The first clue was the conductor Jon Tooby who arrived onstage wearing striped socks.
“He’s wearing Lah-Lah’s socks” cried one young observer, with the keen eyes of a fan.
Tooby and the WA Symphony Orchestra bubbled through an energetic overture (from Mozart’s The Abduction of Seraglio) and then the stars arrived: Lah-Lah and Buzz, the popular entertainers from ABC Kids. Lola (for the uninitiated or those aged over seven Lola is Buzz’s double bass) was nervous but she soon relaxed once the orchestra struck up the Lah-Lah’s Big Live Band theme song.
Lah-Lah (the bright vocals of Tina Harris) and Buzz (Mark Harris on double bass) are characters from ABC’s live action and animation pre-school show which aims to give children a fun introduction to music and musical instruments. The well-seasoned performers bounced around the stage in their cartoon-style costumes getting children up and dancing in what was a noisy hour of entertainment.

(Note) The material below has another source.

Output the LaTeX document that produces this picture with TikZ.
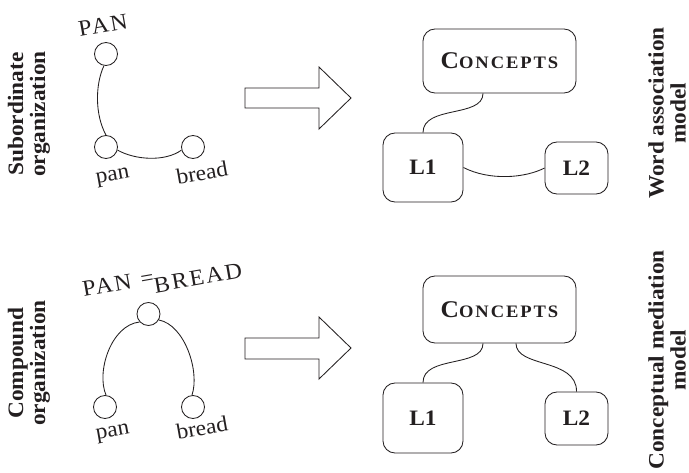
\documentclass[tikz,border=0pt]{standalone}
\usepackage{fontspec}
\setmainfont{Liberation Serif}[FakeStretch=1.06]
\definecolor{ink}{RGB}{35,31,32}
\newcommand{\ConceptsText}{{\fontsize{24}{24}\selectfont\addfontfeature{LetterSpace=6}C}{\fontsize{17.5}{17.5}\selectfont\addfontfeature{LetterSpace=11}ONCEPTS}}
\begin{document}
\begin{tikzpicture}[x=1pt,y=-1pt,
  ln/.style={draw=ink, line width=0.85pt},
  dot/.style={circle, draw=ink, line width=0.85pt, minimum size=23pt, inner sep=0pt},
  box/.style={draw=ink, rounded corners=12pt, line width=0.85pt, inner sep=0pt, text=ink,
    font=\fontsize{22}{22}\selectfont\bfseries},
  lab/.style={font=\fontsize{22}{22}\selectfont\bfseries, align=center, text=ink, rotate=90, inner sep=0pt},
  word/.style={font=\fontsize{22}{22}\selectfont, text=ink, rotate=10, inner sep=0pt},
  caps/.style={font=\fontsize{22.5}{22.5}\selectfont\addfontfeature{LetterSpace=9}, text=ink, rotate=10, inner sep=0pt},
  bigarrow/.style={draw=ink, line width=0.85pt, fill=white}
]
\fill[white] (0,0) rectangle (689,472);
\useasboundingbox (0,0) rectangle (689,472);

% side labels
\node[lab] (labA) at (29,114) {Subordinate\\organization};
\node[lab] (labB) at (29,363) {Compound\\organization};
\node[lab] (labC) at (667,113) {Word association\\model};
\node[lab] (labD) at (667,360) {Conceptual mediation\\model};

% top left graph
\node[dot] (PANa) at (106,54) {};
\node[dot] (pana) at (106,147) {};
\node[dot] (breada) at (193,147) {};
\node[caps] (tPANa) at (103,25) {PAN};
\node[word] (tpana) at (113,178) {pan};
\node[word] (tbreada) at (202,173) {bread};
\draw[ln] (PANa.-100) .. controls (95,85) and (95,115) .. (pana.90);
\draw[ln] (pana.-15) .. controls (135,160) and (165,162) .. (breada.195);

% bottom left graph
\node[dot] (PANb) at (148.5,314) {};
\node[dot] (panb) at (105,407) {};
\node[dot] (breadb) at (193,407) {};
\node[caps] (tPANb) at (107,285) {PAN};
\node[word] (teq) at (147.5,280) {=};
\node[caps] (tBREADb) at (198,278) {BREAD};
\node[word] (tpanb) at (113,434) {pan};
\node[word] (tbreadb) at (202,428) {bread};
\draw[ln] (PANb.222) .. controls (111,325) and (96,372) .. (panb.85);
\draw[ln] (PANb.-30) .. controls (185,325) and (200,372) .. (breadb.95);

% big arrows
\draw[bigarrow] (245,88) -- (319,88) -- (319,67) -- (351,98) -- (319,129) -- (319,108) -- (245,108) -- cycle;
\draw[bigarrow] (245,338) -- (319,338) -- (319,317) -- (351,348) -- (319,379) -- (319,359) -- (245,359) -- cycle;

% top right model
\node[box, minimum width=153pt, minimum height=64pt] (Ca) at (499.5,61) {\ConceptsText};
\node[box, minimum width=80pt, minimum height=69pt] (L1a) at (423,167.5) {L1};
\node[box, minimum width=63pt, minimum height=52pt] (L2a) at (576.5,168) {L2};
\draw[ln] (Ca.south -| 483,0) .. controls (483,118) and (423,105) .. (L1a.north);
\draw[ln] (L1a.east) .. controls (490,181) and (525,178) .. (L2a.west);

% bottom right model
\node[box, minimum width=153pt, minimum height=67pt] (Cb) at (499.5,309.5) {\ConceptsText};
\node[box, minimum width=80pt, minimum height=70pt] (L1b) at (423,418) {L1};
\node[box, minimum width=63pt, minimum height=53pt] (L2b) at (576.5,418.5) {L2};
\draw[ln] (Cb.south -| 483,0) .. controls (483,368) and (423,355) .. (L1b.north);
\draw[ln] (Cb.south -| 516,0) .. controls (516,368) and (577,358) .. (L2b.north);
\end{tikzpicture}
\end{document}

Their pop/jazz inflected songs included Brush Your Teeth (the brass section had forgotten to), Shake it Like This, Dancing Doll and (my favourite – perhaps because it wasn’t so noisy!) an atmospheric orchestral arrangement of Twinkle Twinkle Little Star. Along the way we were introduced to the different sections of the orchestra with the rare opportunity to hear each instrument perform a solo. The small people in my entourage liked the violin (Let it Go from Frozen) and the cello (Star Wars theme song). I’m not normally a flute fan but Andrew Nicholson’s haunting flute version of Somewhere Over the Rainbow was a welcome mellow moment before Lah-Lah and Buzz wound up the pace for the Big Live Band finale complete with giant bouncing balloons.

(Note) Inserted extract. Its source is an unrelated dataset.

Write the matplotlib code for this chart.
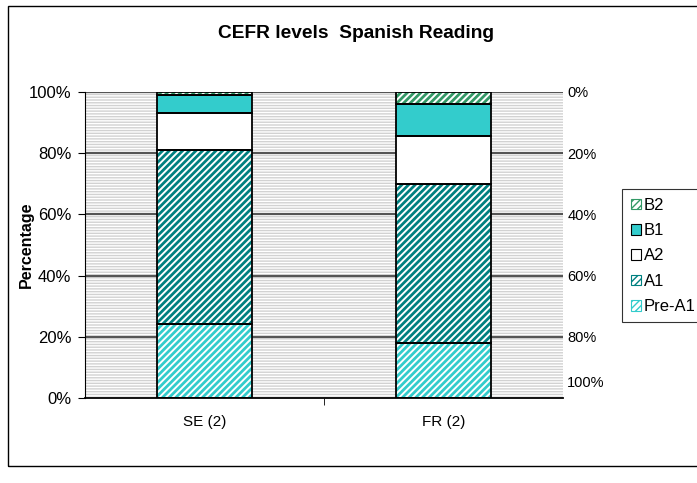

Lah-Lah and Buzz provided high energy entertainment and it was thrilling to see them live on stage but they didn’t draw us in for the journey. Earlier in the year Paul Rissmann’s irresistible musical adventures based on the story of Stan and Mabel and Leo the Lion made a deeper connection. The musical arrangements were more interesting, the stories engrossing for kids of all ages and there was a range of emotional highs and lows along the way. Rissmann didn’t use giant balloons bouncing around the concert hall for a grand finale because he didn’t need to; the music worked its own magic.